>> start Records for processing

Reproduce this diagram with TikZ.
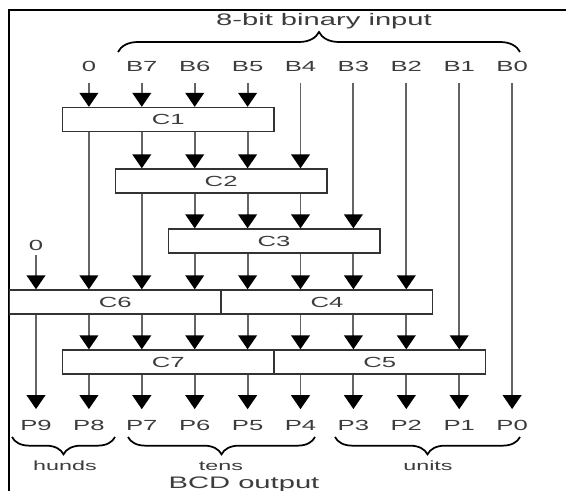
\documentclass[tikz,border=0pt]{standalone}
\usepackage{fontspec}
\setmainfont{Liberation Sans}[FakeStretch=1.75]
\usepackage{xcolor}
\usepackage{tikz}
\usetikzlibrary{arrows.meta,decorations.pathreplacing}
\definecolor{wiregray}{RGB}{100,100,100}
\definecolor{textgray}{RGB}{60,60,60}

\begin{document}
\begin{tikzpicture}[x=0.75pt,y=-0.75pt,
    cell/.style={draw=black!80,line width=1pt,minimum width=158.7pt,minimum height=18pt,inner sep=0pt,text=textgray,font=\fontsize{11}{12}\selectfont},
    lbl/.style={anchor=base,text=textgray,inner sep=3.5pt,outer sep=4.5pt,font=\fontsize{11}{12}\selectfont},
    wire/.style={wiregray,line width=1.4pt},
    arr/.style={wire,-{Triangle[width=14pt,length=10.5pt,color=black]}}]
    \useasboundingbox (0,0) rectangle (566,491);
    \draw[line width=1.6pt] (9,520) |- (600,10);

    % 8-bit input
    \node[textgray,font=\fontsize{12.5}{14}\selectfont] (title) at (324,21) {8-bit binary input};
    \draw[line width=1.3pt,decorate,decoration={brace,amplitude=15pt}] (118,52) -- (520,52);
    \node[lbl] (zin) at (88.9,72) {0};
    \node[lbl] (b7) at (141.8,72) {B7};
    \node[lbl] (b6) at (194.7,72) {B6};
    \node[lbl] (b5) at (247.6,72) {B5};
    \node[lbl] (b4) at (300.5,72) {B4};
    \node[lbl] (b3) at (353.4,72) {B3};
    \node[lbl] (b2) at (406.3,72) {B2};
    \node[lbl] (b1) at (459.2,72) {B1};
    \node[lbl] (b0) at (512.1,72) {B0};
    \node[lbl,outer sep=0.5pt] (zlo) at (36,250) {0};

    % correction cells
    \node[cell] (C1) at (168.25,119.5) {C1};
    \node[cell] (C2) at (221.15,181) {C2};
    \node[cell] (C3) at (274.05,241) {C3};
    \node[cell] (C6) at (115.35,302) {C6};
    \node[cell] (C4) at (326.95,302) {C4};
    \node[cell] (C7) at (168.25,362) {C7};
    \node[cell] (C5) at (379.85,362) {C5};

    % BCD outputs
    \node[lbl] (p9) at (36,430) {P9};
    \node[lbl] (p8) at (88.9,430) {P8};
    \node[lbl] (p7) at (141.8,430) {P7};
    \node[lbl] (p6) at (194.7,430) {P6};
    \node[lbl] (p5) at (247.6,430) {P5};
    \node[lbl] (p4) at (300.5,430) {P4};
    \node[lbl] (p3) at (353.4,430) {P3};
    \node[lbl] (p2) at (406.3,430) {P2};
    \node[lbl] (p1) at (459.2,430) {P1};
    \node[lbl] (p0) at (512.1,430) {P0};

    % inputs into the cells
    \draw[arr] (zin) -- (zin |- C1.north);
    \draw[arr] (b7) -- (b7 |- C1.north);
    \draw[arr] (b6) -- (b6 |- C1.north);
    \draw[arr] (b5) -- (b5 |- C1.north);
    \draw[arr] (b4) -- (b4 |- C2.north);
    \draw[arr] (b3) -- (b3 |- C3.north);
    \draw[arr] (b2) -- (b2 |- C4.north);
    \draw[arr] (b1) -- (b1 |- C5.north);
    \draw[arr] (b0) -- (p0);
    \draw[arr] (zlo) -- (zlo |- C6.north);

    % C1
    \draw[arr] (C1.south -| p8) -- (C6.north -| p8);
    \draw[arr] (C1.south -| p7) -- (C2.north -| p7);
    \draw[arr] (C1.south -| p6) -- (C2.north -| p6);
    \draw[arr] (C1.south -| p5) -- (C2.north -| p5);

    % C2
    \draw[arr] (C2.south -| p7) -- (C6.north -| p7);
    \draw[arr] (C2.south -| p6) -- (C3.north -| p6);
    \draw[arr] (C2.south -| p5) -- (C3.north -| p5);
    \draw[arr] (C2.south -| p4) -- (C3.north -| p4);

    % C3
    \draw[arr] (C3.south -| p6) -- (C6.north -| p6);
    \draw[arr] (C3.south -| p5) -- (C4.north -| p5);
    \draw[arr] (C3.south -| p4) -- (C4.north -| p4);
    \draw[arr] (C3.south -| p3) -- (C4.north -| p3);

    % C6 and C4
    \draw[arr] (C6.south -| p9) -- (p9);
    \draw[arr] (C6.south -| p8) -- (C7.north -| p8);
    \draw[arr] (C6.south -| p7) -- (C7.north -| p7);
    \draw[arr] (C6.south -| p6) -- (C7.north -| p6);
    \draw[arr] (C4.south -| p5) -- (C7.north -| p5);
    \draw[arr] (C4.south -| p4) -- (C5.north -| p4);
    \draw[arr] (C4.south -| p3) -- (C5.north -| p3);
    \draw[arr] (C4.south -| p2) -- (C5.north -| p2);

    % C7 and C5
    \draw[arr] (C7.south -| p8) -- (p8);
    \draw[arr] (C7.south -| p7) -- (p7);
    \draw[arr] (C7.south -| p6) -- (p6);
    \draw[arr] (C7.south -| p5) -- (p5);
    \draw[arr] (C5.south -| p4) -- (p4);
    \draw[arr] (C5.south -| p3) -- (p3);
    \draw[arr] (C5.south -| p2) -- (p2);
    \draw[arr] (C5.south -| p1) -- (p1);

    % digit groups
    \draw[line width=1.3pt,decorate,decoration={brace,mirror,amplitude=13pt}] (12,437) -- (115,437);
    \draw[line width=1.3pt,decorate,decoration={brace,mirror,amplitude=13pt}] (128,437) -- (315,437);
    \draw[line width=1.3pt,decorate,decoration={brace,mirror,amplitude=13pt}] (335,437) -- (520,437);
    \node[textgray,font=\fontsize{10}{12}\selectfont] (hunds) at (65,466) {hunds};
    \node[textgray,font=\fontsize{10}{12}\selectfont] (tens) at (221,466) {tens};
    \node[textgray,font=\fontsize{10}{12}\selectfont] (units) at (428,466) {units};
    \node[textgray,font=\fontsize{12.5}{14}\selectfont] (bcd) at (244,484) {BCD output};
\end{tikzpicture}
\end{document}
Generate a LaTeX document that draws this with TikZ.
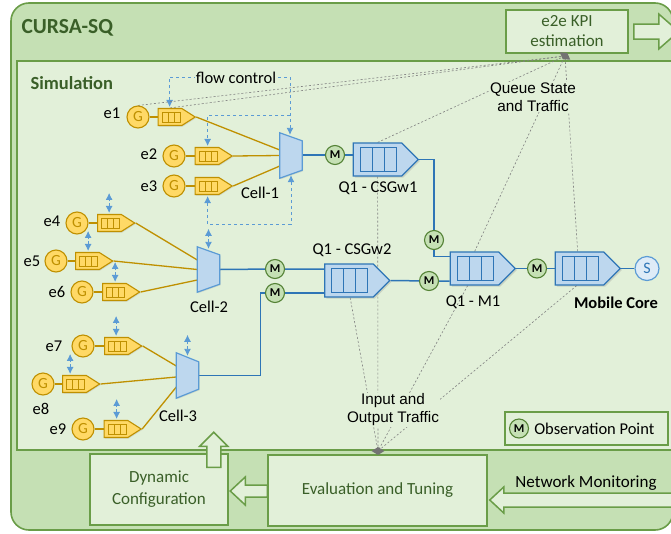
\documentclass[tikz,border=0pt]{standalone}
\usepackage{fontspec}
\setmainfont{Carlito}
\newfontfamily\arialfont{Liberation Sans}
\usetikzlibrary{arrows.meta,shapes.symbols,shapes.geometric,calc,shadows,positioning}
\definecolor{outerfill}{HTML}{C5E0B4}
\definecolor{simfill}{HTML}{E2F0D9}
\definecolor{frameline}{HTML}{6A9D48}
\definecolor{darkgreen}{HTML}{3A5F28}
\definecolor{goldline}{HTML}{BF9000}
\definecolor{goldfill}{HTML}{FFD966}
\definecolor{blueline}{HTML}{2E75B6}
\definecolor{bluefill}{HTML}{BDD7EE}
\definecolor{flowblue}{HTML}{5B9BD5}
\definecolor{sinkfill}{HTML}{DEEBF7}
\definecolor{mline}{HTML}{548235}
\definecolor{mfill}{HTML}{C5E0B4}
\pgfdeclarelayer{frame}
\pgfdeclarelayer{wires}
\pgfsetlayers{frame,wires,main}

\tikzset{
  frame/.style={draw=frameline, line width=1.6pt},
  gbox/.style={draw=frameline, fill=simfill, line width=1.5pt, text=darkgreen, align=center,
    font=\fontsize{17}{20}\selectfont, inner sep=0},
  hollow/.style={draw=frameline, fill=simfill, line width=1.5pt, line join=miter},
  gen/.style={circle, draw=goldline, fill=goldfill, line width=1.1pt, minimum size=22, inner sep=0,
    text=goldline, font=\fontsize{15.5}{15.5}\selectfont},
  yqueue/.style={signal, signal to=east, signal pointer angle=65, draw=goldline, fill=goldfill,
    line width=1.1pt, minimum width=37, minimum height=17, inner sep=0,
    drop shadow={shadow xshift=1pt, shadow yshift=-1pt, opacity=0.2},
    path picture={\foreach \k in {0,1,2}
      \draw[goldline, line width=0.8pt] ([shift={(4+6*\k,3.5)}]path picture bounding box.north west) rectangle ++(6,10);}},
  bqueue/.style={signal, signal to=east, signal pointer angle=90, draw=blueline, fill=bluefill,
    line width=1.2pt, minimum width=65, minimum height=33, inner sep=0,
    drop shadow={shadow xshift=1.5pt, shadow yshift=-1.5pt, opacity=0.25},
    path picture={\foreach \k in {0,1,2}
      \draw[blueline, line width=0.8pt] ([shift={(7+12*\k,4.5)}]path picture bounding box.north west) rectangle ++(12,24);}},
  cell/.style={minimum width=22, minimum height=45, inner sep=0},
  cellshape/.style={draw=flowblue, fill=bluefill, line width=1.2pt,
    drop shadow={shadow xshift=1pt, shadow yshift=-1pt, opacity=0.2}},
  obs/.style={circle, draw=mline, fill=mfill, line width=1.1pt, minimum size=19, inner sep=0,
    font=\bfseries\fontsize{12}{12}\selectfont},
  sink/.style={circle, draw=flowblue, fill=sinkfill, line width=1.2pt, minimum size=24, inner sep=0,
    text=blueline, font=\fontsize{16}{16}\selectfont},
  lab/.style={font=\fontsize{16.5}{19}\selectfont, inner sep=1pt},
  arlab/.style={font=\arialfont\fontsize{15.3}{18}\selectfont, align=center, fill=simfill, inner sep=1pt},
  gwire/.style={goldline, line width=1.3pt},
  bwire/.style={blueline, line width=1.5pt},
  flowline/.style={flowblue, dashed, line width=0.9pt},
  ctrl/.style={flowblue, dash pattern=on 3pt off 2pt, line width=0.9pt,
    {Latex[length=7pt,width=7pt]}-{Latex[length=7pt,width=7pt]}},
  obsline/.style={gray, dash pattern=on 2pt off 2pt, line width=0.6pt},
  blob/.style={diamond, fill=gray!90!black, inner sep=0, minimum width=13, minimum height=8},
}

\begin{document}
\begin{tikzpicture}[x=1pt, y=-1pt]
    \useasboundingbox (0,0) rectangle (671,533);

    % frames
    \begin{pgfonlayer}{frame}
        \draw[frame, fill=outerfill, rounded corners=18] (11,3) rectangle (673,530);
        \draw[frame, fill=simfill] (17,61) rectangle (690,450);
    \end{pgfonlayer}
    \node[anchor=west, text=darkgreen, font=\bfseries\fontsize{21.5}{22}\selectfont] (title) at (18,28) {CURSA-SQ};
    \node[anchor=west, text=darkgreen, font=\bfseries\fontsize{18.5}{20}\selectfont] (simtitle) at (27,83) {Simulation};

    % green boxes
    \node[gbox, minimum width=122, minimum height=43] (kpi) at (567,31.5) {e2e KPI\\estimation};
    \node[gbox, minimum width=138, minimum height=71, font=\fontsize{17}{22}\selectfont] (dyn) at (159,489.5) {Dynamic\\Configuration};
    \node[gbox, minimum width=219, minimum height=71] (eval) at (377.5,490.5) {Evaluation and Tuning};
    \node[gbox, minimum width=163, minimum height=33] (legend) at (586.5,428.5) {};
    \node[obs] (mkey) at (519,428.5) {M};
    \node[lab, right=4pt of mkey] (keytext) {Observation Point};
    \node[lab, font=\fontsize{17}{20}\selectfont] (netmon) at (586,483) {Network Monitoring};

    % sources and edge queues
    \node[gen] (g1) at (138,117) {G};
    \node[gen] (g2) at (174,156) {G};
    \node[gen] (g3) at (174,186) {G};
    \node[gen] (g4) at (77,223) {G};
    \node[gen] (g5) at (56,261) {G};
    \node[gen] (g6) at (82,292) {G};
    \node[gen] (g7) at (83,346) {G};
    \node[gen] (g8) at (43,384) {G};
    \node[gen] (g9) at (83,429) {G};
    \node[yqueue] (q1) at (170,117) {};
    \node[yqueue] (q2) at (207,156) {};
    \node[yqueue] (q3) at (207,186) {};
    \node[yqueue] (q4) at (109.5,223) {};
    \node[yqueue] (q5) at (87.5,261) {};
    \node[yqueue] (q6) at (114.5,292) {};
    \node[yqueue] (q7) at (116.5,346) {};
    \node[yqueue] (q8) at (74.5,384) {};
    \node[yqueue] (q9) at (116,429) {};
    \node[lab] at (112,113) {e1};
    \node[lab] at (149,154) {e2};
    \node[lab] at (149,186) {e3};
    \node[lab] at (52,221) {e4};
    \node[lab] at (32,261) {e5};
    \node[lab] at (57,292) {e6};
    \node[lab] at (54,346) {e7};
    \node[lab] at (41,409) {e8};
    \node[lab] at (58,429) {e9};

    % cells
    \node[cell] (c1) at (291,155.5) {};
    \node[cell] (c2) at (208.5,269.5) {};
    \node[cell] (c3) at (187.5,375.5) {};
    \filldraw[cellshape] (c1.north west) -- ([shift={(0,8)}]c1.north east) -- ([shift={(0,-8)}]c1.south east) -- (c1.south west) -- cycle;
    \filldraw[cellshape] (c2.north west) -- ([shift={(0,8)}]c2.north east) -- ([shift={(0,-8)}]c2.south east) -- (c2.south west) -- cycle;
    \filldraw[cellshape] (c3.north west) -- ([shift={(0,9)}]c3.north east) -- ([shift={(0,-9)}]c3.south east) -- (c3.south west) -- cycle;
    \node[lab] at (260,193) {Cell-1};
    \node[lab] at (209,307) {Cell-2};
    \node[lab] at (178,416) {Cell-3};

    % transport and core queues
    \node[bqueue] (qw1) at (377.5,159.5) {};
    \node[bqueue] (qw2) at (349,280.5) {};
    \node[bqueue] (qm1) at (474.5,268.5) {};
    \node[bqueue] (qmc) at (579.5,268.5) {};
    \node[sink] (s) at (647,268.5) {S};
    \node[lab] at (378,188) {Q1 - CSGw1};
    \node[lab] at (352,250) {Q1 - CSGw2};
    \node[lab] at (473,302) {Q1 - M1};
    \node[lab, font=\bfseries\fontsize{16.5}{19}\selectfont] at (616,303) {Mobile Core};

    % observation points
    \node[obs] (m1) at (335,155) {M};
    \node[obs] (m2) at (434,240) {M};
    \node[obs] (m3) at (275,269) {M};
    \node[obs] (m4) at (275,293) {M};
    \node[obs] (m5) at (429,281) {M};
    \node[obs] (m6) at (537,268.5) {M};

    \coordinate (kpiin) at (565,56);
    \coordinate (ioin) at (378,451);

    \begin{pgfonlayer}{wires}
        % radio links
        \draw[gwire] (g1) -- (q1);  \draw[gwire] (g2) -- (q2);  \draw[gwire] (g3) -- (q3);
        \draw[gwire] (g4) -- (q4);  \draw[gwire] (g5) -- (q5);  \draw[gwire] (g6) -- (q6);
        \draw[gwire] (g7) -- (q7);  \draw[gwire] (g8) -- (q8);  \draw[gwire] (g9) -- (q9);
        \draw[gwire] (q1.east) -- ([shift={(0,-5.5)}]c1.west);
        \draw[gwire] (q2.east) -- (c1.west);
        \draw[gwire] (q3.east) -- ([shift={(0,10.5)}]c1.west);
        \draw[gwire] (q4.east) -- ([shift={(0,-9.5)}]c2.west);
        \draw[gwire] (q5.east) -- (c2.west);
        \draw[gwire] (q6.east) -- ([shift={(0,10.5)}]c2.west);
        \draw[gwire] (q7.east) -- ([shift={(0,-9.5)}]c3.west);
        \draw[gwire] (q8.east) -- ([shift={(0,1.5)}]c3.west);
        \draw[gwire] (q9.east) -- ([shift={(0,11.5)}]c3.west);

        % backhaul links
        \draw[bwire] (c1.east |- m1) -- (m1) -- (m1 -| qw1.west);
        \draw[bwire] (qw1.east) -| (m2) |- ([shift={(0,-12)}]qm1.west);
        \draw[bwire] (c2.east) -- (m3) -- (m3 -| qw2.west);
        \draw[bwire] (c3.east) -- ++(62,0) |- (m4) -- (m4 -| qw2.west);
        \draw[bwire] (qw2.east) -- (m5) -- (m5 -| qm1.west);
        \draw[bwire] (qm1.east) -- (m6) -- (qmc.west);
        \draw[bwire] (qmc.east) -- (s);

        % flow control
        \draw[flowline, {Latex[length=7pt,width=7pt]}-{Latex[length=7pt,width=7pt]}]
            ($(q1.north west)+(12,-1)$) -- ++(0,-30) -| ($(c1.north)+(-1,2)$);
        \draw[flowline, -{Latex[length=7pt,width=7pt]}]
            ($(c1.north)+(-1,-17)$) -| ($(q2.north west)+(13,-1)$);
        \draw[flowline, {Latex[length=7pt,width=7pt]}-{Latex[length=7pt,width=7pt]}]
            ($(q3.south west)+(13,1)$) -- ++(0,28) -| ($(c1.south)+(0,-3)$);
        \draw[ctrl] ($(q4.north west)+(12,-1)$) -- ++(0,-20);
        \draw[ctrl] ($(q5.north west)+(13,-1)$) -- ++(0,-20);
        \draw[ctrl] ($(q6.north west)+(13,-1)$) -- ++(0,-20);
        \draw[ctrl] ($(q7.north west)+(12,-1)$) -- ++(0,-20);
        \draw[ctrl] ($(q8.north west)+(8,-1)$) -- ++(0,-20);
        \draw[ctrl] ($(q9.north west)+(13,-1)$) -- ++(0,-20);
        \draw[ctrl] ($(c2.north)+(0,2)$) -- ++(0,-20);
        \draw[ctrl] ($(c3.north)+(0,3)$) -- ++(0,-21);

        % monitoring taps
        \draw[obsline] (g1.north) -- (kpiin);
        \draw[obsline] (q1.north) -- (kpiin);
        \draw[obsline] ($(qw1.north west)+(25,0)$) -- (kpiin);
        \draw[obsline] ($(qm1.north west)+(25,0)$) -- (kpiin);
        \draw[obsline] ($(qmc.north west)+(23,0)$) -- (kpiin);
        \draw[obsline] ($(qw1.south west)+(25,0)$) -- (ioin);
        \draw[obsline] ($(qw2.south west)+(26,0)$) -- (ioin);
        \draw[obsline] ($(qm1.south west)+(18,0)$) -- (ioin);
        \draw[obsline] ($(qmc.south west)+(22,0)$) -- (ioin);
    \end{pgfonlayer}

    \node[lab, fill=simfill] (fc) at (236,77.5) {flow control};
    \node[arlab] (qstate) at (533,97) {Queue State\\and Traffic};
    \node[arlab] (iotraffic) at (393,410) {Input and\\Output Traffic};
    \node[blob, rotate=-35] at (kpiin) {};
    \node[blob] at (ioin) {};

    % block arrows
    \draw[hollow] ([shift={(5,-7.5)}]kpi.east) -- ++(25,0) -- ++(0,-10) -- ++(20,17.5) -- ++(-20,17.5) -- ++(0,-10) -- ++(-25,0) -- cycle;
    \draw[hollow] ($(dyn.north east)+(-22,14)$) -- ++(0,-21) -- ++(-7,0) -- ++(14,-14) -- ++(14,14) -- ++(-7,0) -- ++(0,21) -- cycle;
    \draw[hollow] ($(eval.west)+(0,-5.5)$) -- ++(-22,0) -- ++(0,-8) -- ++(-15,14) -- ++(15,14) -- ++(0,-8) -- ++(22,0) -- cycle;
    \draw[hollow] ($(eval.east)+(2,9.5)$) -- ++(14,-13) -- ++(0,6) -- ++(190,0) -- ++(0,14) -- ++(-190,0) -- ++(0,6) -- cycle;

\end{tikzpicture}
\end{document}
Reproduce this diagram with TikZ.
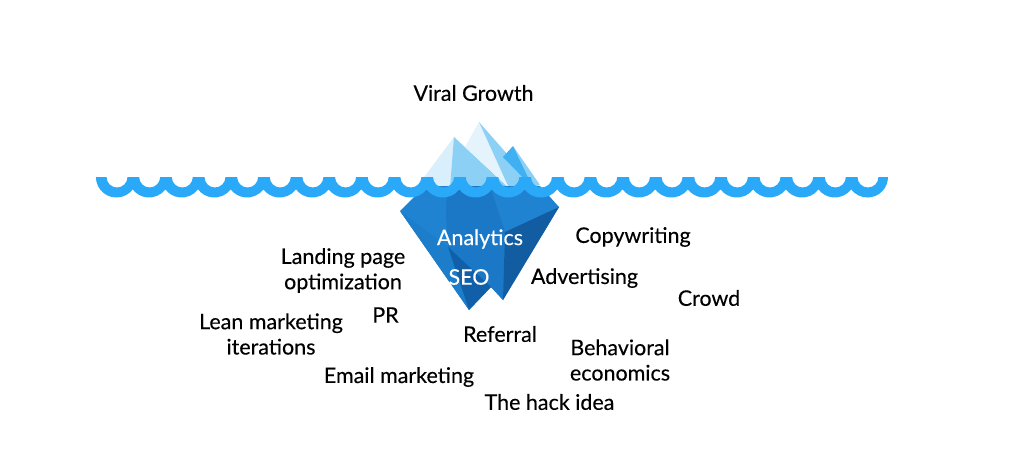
\documentclass[tikz,border=0pt]{standalone}
\usepackage{fontspec}
\setmainfont{Lato}[FakeBold=0.25]
\definecolor{wave}{HTML}{2AA9F8}
\definecolor{bA}{HTML}{1F83D2}
\definecolor{bB}{HTML}{1B78C6}
\definecolor{bC}{HTML}{1C7DCB}
\definecolor{bD}{HTML}{125CA2}
\definecolor{bE}{HTML}{105FA8}
\definecolor{tA}{HTML}{D9EFFB}
\definecolor{tB}{HTML}{8CD0F5}
\definecolor{tC}{HTML}{E4F3FC}
\definecolor{tD}{HTML}{3FB0F2}
\tikzset{x=0.75pt,y=-0.75pt,
  lbl/.style={font=\fontsize{16.1pt}{19pt}\selectfont,text=black,align=center,inner sep=0pt},
  wlbl/.style={lbl,text=white}}
\begin{document}
\begin{tikzpicture}
\useasboundingbox (0,0) rectangle (1024,465);
% upper berg
\fill[tA] (416,188) -- (454,137) -- (452,188) -- cycle;
\fill[tB] (454,137) -- (509,188) -- (450,188) -- cycle;
\fill[tC] (479,122) -- (465,147) -- (509,188) -- cycle;
\fill[tB] (479,122) -- (509,188) -- (537,188) -- cycle;
\fill[tB] (513,146) -- (540,185) -- (530,188) -- cycle;
\fill[tD] (513,146) -- (503,157) -- (533,188) -- cycle;
% lower berg
\fill[bA] (400,211) -- (425,186) -- (540,186) -- (559,207) -- (503,300) -- (491,287) -- (469,310) -- cycle;
\fill[bB] (447,186) -- (490,186) -- (505,232) -- (503,300) -- (491,287) -- (448,247) -- (446,215) -- cycle;
\fill[bC] (400,211) -- (448,247) -- (469,310) -- cycle;
\fill[bE] (448,247) -- (491,287) -- (469,310) -- cycle;
\fill[bD] (559,207) -- (505,232) -- (503,300) -- cycle;
% waves
\fill[wave] (96,177) foreach \i in {0,...,23} { -- ({117+32.65*\i-10.5},177) arc[start angle=180,end angle=0,radius=10.5] } -- (888,177)
  arc[start angle=0,end angle=142.8,radius=20.5]
  foreach \i in {22,...,1} { arc[start angle=37.2,end angle=142.8,radius=20.5] }
  arc[start angle=37.2,end angle=180,radius=20.5] -- cycle;
\node[lbl] (viral) at (473.5,93) {Viral Growth};
\node[wlbl] (analytics) at (480,239) {Analytics};
\node[wlbl] (seo) at (469,277) {SEO};
\node[lbl] (copy) at (633,237) {Copywriting};
\node[lbl] (adv) at (584.5,278) {Advertising};
\node[lbl] (crowd) at (709,298) {Crowd};
\node[lbl] (land) at (343,270.5) {Landing page\\optimization};
\node[lbl] (pr) at (385.5,315) {PR};
\node[lbl] (lean) at (271,334) {Lean marketing\\iterations};
\node[lbl] (ref) at (500,334) {Referral};
\node[lbl] (behav) at (620,360) {Behavioral\\economics};
\node[lbl] (email) at (399,377) {Email marketing};
\node[lbl] (hack) at (549.5,402) {The hack idea};
\end{tikzpicture}
\end{document}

>> end Records for processing

Exercise instructions: Leave out the pictures. Transcribe only the lines above, from the first through the one that contains "sep=0.5pt] (zlo) at".

Answer for the task:
Reproduce this diagram with TikZ.
\documentclass[tikz,border=0pt]{standalone}
\usepackage{fontspec}
\setmainfont{Liberation Sans}[FakeStretch=1.75]
\usepackage{xcolor}
\usepackage{tikz}
\usetikzlibrary{arrows.meta,decorations.pathreplacing}
\definecolor{wiregray}{RGB}{100,100,100}
\definecolor{textgray}{RGB}{60,60,60}

\begin{document}
\begin{tikzpicture}[x=0.75pt,y=-0.75pt,
    cell/.style={draw=black!80,line width=1pt,minimum width=158.7pt,minimum height=18pt,inner sep=0pt,text=textgray,font=\fontsize{11}{12}\selectfont},
    lbl/.style={anchor=base,text=textgray,inner sep=3.5pt,outer sep=4.5pt,font=\fontsize{11}{12}\selectfont},
    wire/.style={wiregray,line width=1.4pt},
    arr/.style={wire,-{Triangle[width=14pt,length=10.5pt,color=black]}}]
    \useasboundingbox (0,0) rectangle (566,491);
    \draw[line width=1.6pt] (9,520) |- (600,10);

    % 8-bit input
    \node[textgray,font=\fontsize{12.5}{14}\selectfont] (title) at (324,21) {8-bit binary input};
    \draw[line width=1.3pt,decorate,decoration={brace,amplitude=15pt}] (118,52) -- (520,52);
    \node[lbl] (zin) at (88.9,72) {0};
    \node[lbl] (b7) at (141.8,72) {B7};
    \node[lbl] (b6) at (194.7,72) {B6};
    \node[lbl] (b5) at (247.6,72) {B5};
    \node[lbl] (b4) at (300.5,72) {B4};
    \node[lbl] (b3) at (353.4,72) {B3};
    \node[lbl] (b2) at (406.3,72) {B2};
    \node[lbl] (b1) at (459.2,72) {B1};
    \node[lbl] (b0) at (512.1,72) {B0};
    \node[lbl,outer sep=0.5pt] (zlo) at (36,250) {0};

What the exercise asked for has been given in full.